>> Begin
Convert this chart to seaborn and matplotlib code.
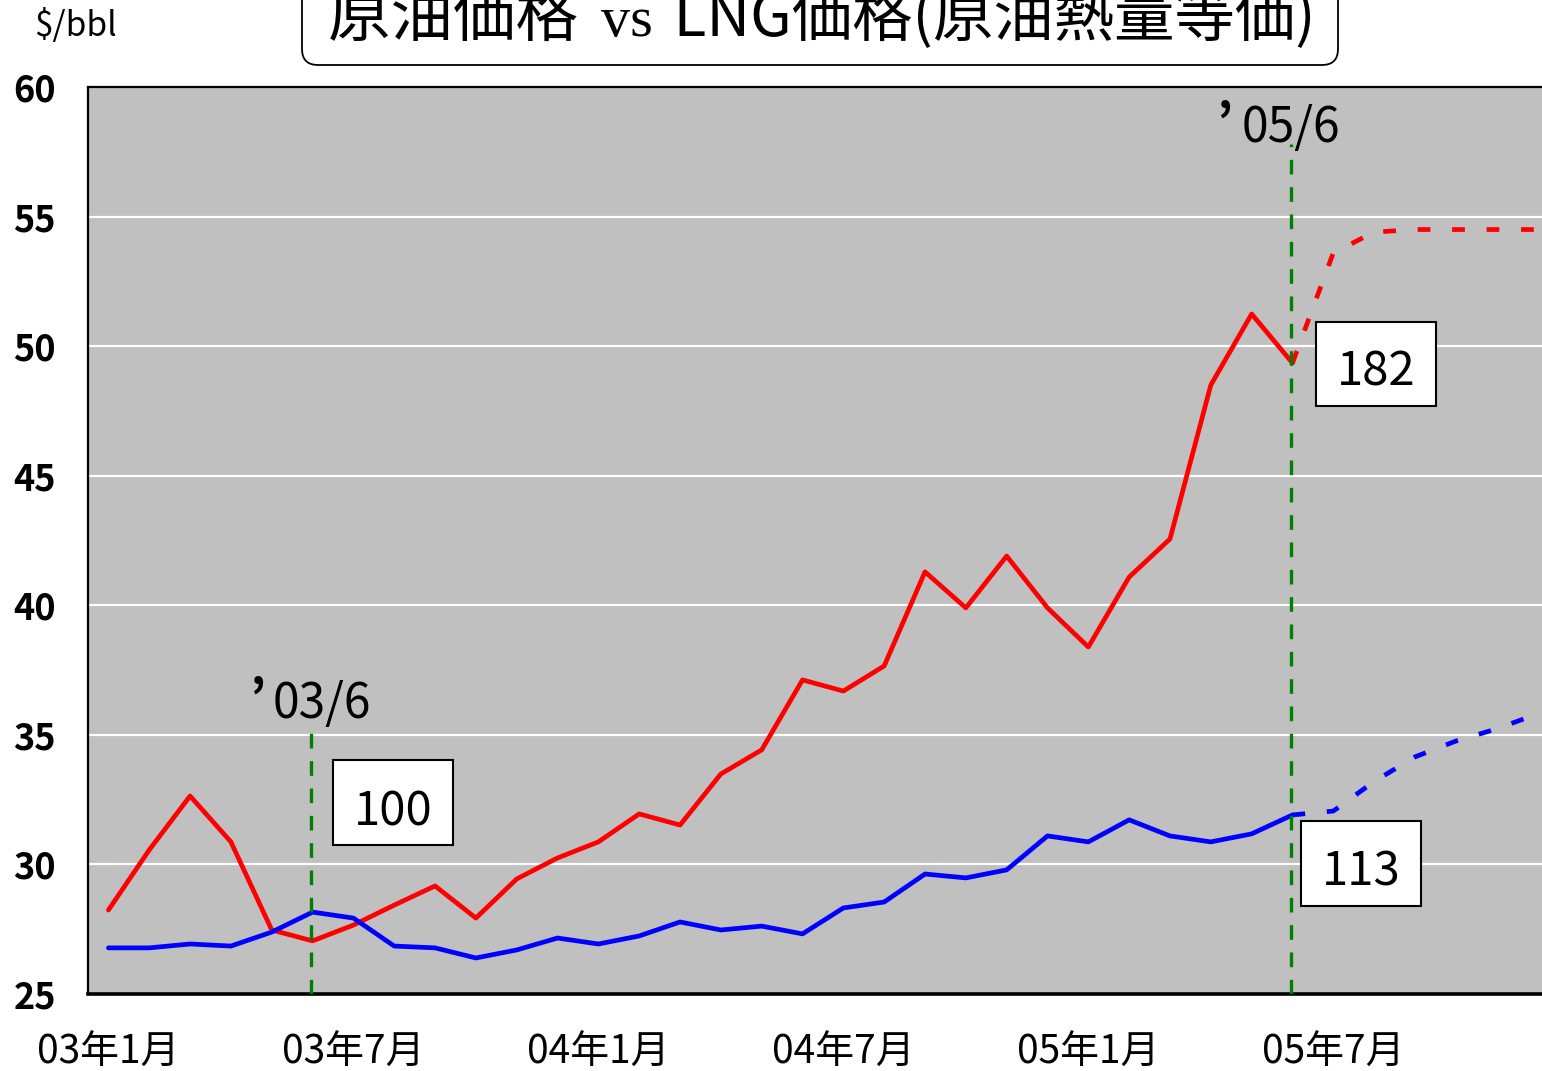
import numpy as np
import pandas as pd
import matplotlib
matplotlib.use("Agg")
import matplotlib.pyplot as plt
import seaborn as sns
from matplotlib.patches import Rectangle, FancyBboxPatch

# ---------------- data ----------------
months = list(range(30))  # 0 = 2003-01
crude = [28.24, 30.56, 32.64, 30.87, 27.47, 27.05, 27.66, 28.43, 29.17, 27.93,
         29.44, 30.25, 30.87, 31.95, 31.52, 33.49, 34.42, 37.12, 36.69, 37.66,
         41.29, 39.90, 41.90, 39.90, 38.39, 41.09, 42.56, 48.50, 51.24, 49.35]
lng = [26.78, 26.78, 26.93, 26.85, 27.39, 28.16, 27.93, 26.85, 26.78, 26.39,
       26.70, 27.16, 26.93, 27.24, 27.78, 27.47, 27.62, 27.32, 28.32, 28.55,
       29.63, 29.48, 29.79, 31.10, 30.87, 31.72, 31.10, 30.87, 31.18, 31.91]
proj_months = list(range(29, 37))
crude_proj = [49.35, 53.6, 54.4, 54.5, 54.5, 54.5, 54.5, 54.5]
lng_proj = [31.91, 32.06, 33.2, 34.15, 34.76, 35.23, 35.81, 36.3]
tick_months = [0, 6, 12, 18, 24, 30]
tick_labels = ['03年1月', '03年7月', '04年1月', '04年7月', '05年1月', '05年7月']
y_ticks = [25, 30, 35, 40, 45, 50, 55, 60]
marker_months = [5, 29]
marker_tops = [35.2, 57.8]
marker_labels = ['03/6', '05/6']
index_labels = ['100', '182', '113']
title_a = '原油価格 '
title_b = 'vs'
title_c = ' LNG価格(原油熱量等価)'
unit_label = '$/bbl'

df = pd.DataFrame({'x': [m + 0.5 for m in months], 'crude': crude, 'lng': lng})
dfp = pd.DataFrame({'x': [m + 0.5 for m in proj_months], 'crude': crude_proj, 'lng': lng_proj})

# ---------------- style ----------------
sns.set_theme(style="white")
plt.rcParams['font.family'] = ['Noto Sans CJK JP', 'DejaVu Sans']
plt.rcParams['text.color'] = 'black'
plt.rcParams['xtick.color'] = 'black'
plt.rcParams['ytick.color'] = 'black'
plt.rcParams['xtick.labelcolor'] = 'black'
plt.rcParams['ytick.labelcolor'] = 'black'

W, H = 1542, 1071
fig = plt.figure(figsize=(W / 100, H / 100), dpi=100)
fig.patch.set_facecolor('white')
ax = fig.add_axes([88 / W, (H - 994) / H, (W - 88) / W, 907 / H])
ax.set_facecolor('#C0C0C0')

LW = 3.4
sns.lineplot(data=df, x='x', y='crude', ax=ax, color='#FF0000', lw=LW, zorder=3)
sns.lineplot(data=df, x='x', y='lng', ax=ax, color='#0000FF', lw=LW, zorder=3)
sns.lineplot(data=dfp, x='x', y='crude', ax=ax, color='#FF0000', lw=LW,
             linestyle=(0, (2.7, 4.6)), zorder=3)
sns.lineplot(data=dfp, x='x', y='lng', ax=ax, color='#0000FF', lw=LW,
             linestyle=(0, (2.7, 4.6)), zorder=3)

for m, top in zip(marker_months, marker_tops):
    ax.plot([m + 0.47, m + 0.47], [y_ticks[0], top], color='#008000', lw=2.4,
            linestyle=(0, (4.4, 3.8)), zorder=4)

ax.set_xlim(0, (W - 88) / 40.83)
ax.set_ylim(y_ticks[0], y_ticks[-1])
ax.set_xlabel('')
ax.set_ylabel('')

ax.set_yticks(y_ticks)
ax.set_yticklabels([str(v) for v in y_ticks], fontweight='bold', fontsize=26, color='black')
ax.tick_params(axis='y', length=0, pad=23)
for v in y_ticks[1:-1]:
    ax.axhline(v, color='white', lw=1.6, zorder=1)

ax.set_xticks(tick_months)
ax.set_xticklabels([])
ax.set_xticks([m + 0.5 for m in tick_months], minor=True)
ax.set_xticklabels(tick_labels, minor=True, fontsize=28, color='black')
ax.tick_params(axis='x', which='major', direction='in', length=9, width=1.2, color='black')
ax.tick_params(axis='x', which='minor', length=0, pad=28)

for s in ['top', 'left']:
    ax.spines[s].set_color('black')
    ax.spines[s].set_linewidth(1.6)
ax.spines['bottom'].set_color('black')
ax.spines['bottom'].set_linewidth(2.6)
ax.spines['right'].set_visible(False)

# ---------------- annotations (pixel layout, inches transform) ----------------
T = fig.dpi_scale_trans
def P(x, y):
    return x / 100, (H - y) / 100

# marker labels: apostrophe + date
for (qx, dx, by), lab in zip([(249, 273, 718), (1216, 1242, 142)], marker_labels):
    fig.text(*P(qx, by - 2), '’', transform=T, fontsize=36, fontweight='bold',
             ha='left', va='baseline', color='black')
    fig.text(*P(dx, by), lab, transform=T, fontsize=34.5, ha='left', va='baseline',
             color='black')

# index boxes
for (x0, y0, x1, y1), lab in zip([(333, 760, 453, 845), (1316, 322, 1436, 406),
                                  (1301, 821, 1421, 906)], index_labels):
    r = Rectangle(P(x0, y1), (x1 - x0) / 100, (y1 - y0) / 100, transform=T,
                  facecolor='white', edgecolor='black', lw=1.5, zorder=10)
    fig.patches.append(r)
    fig.text(*P((x0 + x1) / 2, y1 - 20), lab, transform=T, fontsize=34,
             ha='center', va='baseline', zorder=11, color='black')

# title box
tb = FancyBboxPatch(P(302, 65), (1338 - 302) / 100, 1.0, transform=T,
                    boxstyle='round,pad=0,rounding_size=0.16',
                    facecolor='white', edgecolor='black', lw=1.3)
fig.patches.append(tb)
fig.text(*P(328, 36), title_a, transform=T, fontsize=45, ha='left', va='baseline',
         color='black')
fig.text(*P(601, 36), title_b, transform=T, fontsize=42, ha='left', va='baseline',
         family=['Liberation Serif'], color='black')
fig.text(*P(660, 36), title_c, transform=T, fontsize=43.5, ha='left', va='baseline',
         color='black')

fig.text(*P(34, 36), unit_label, transform=T, fontsize=24, ha='left', va='baseline',
         color='black')

fig.savefig('out.png', dpi=100)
>> End
## SHORT TASK
Write out, word for word, the lines from the start of the data through the one holding "from matplotlib.patches import". Omit pictures.

## TASK RESPONSE
Convert this chart to seaborn and matplotlib code.
import numpy as np
import pandas as pd
import matplotlib
matplotlib.use("Agg")
import matplotlib.pyplot as plt
import seaborn as sns
from matplotlib.patches import Rectangle, FancyBboxPatch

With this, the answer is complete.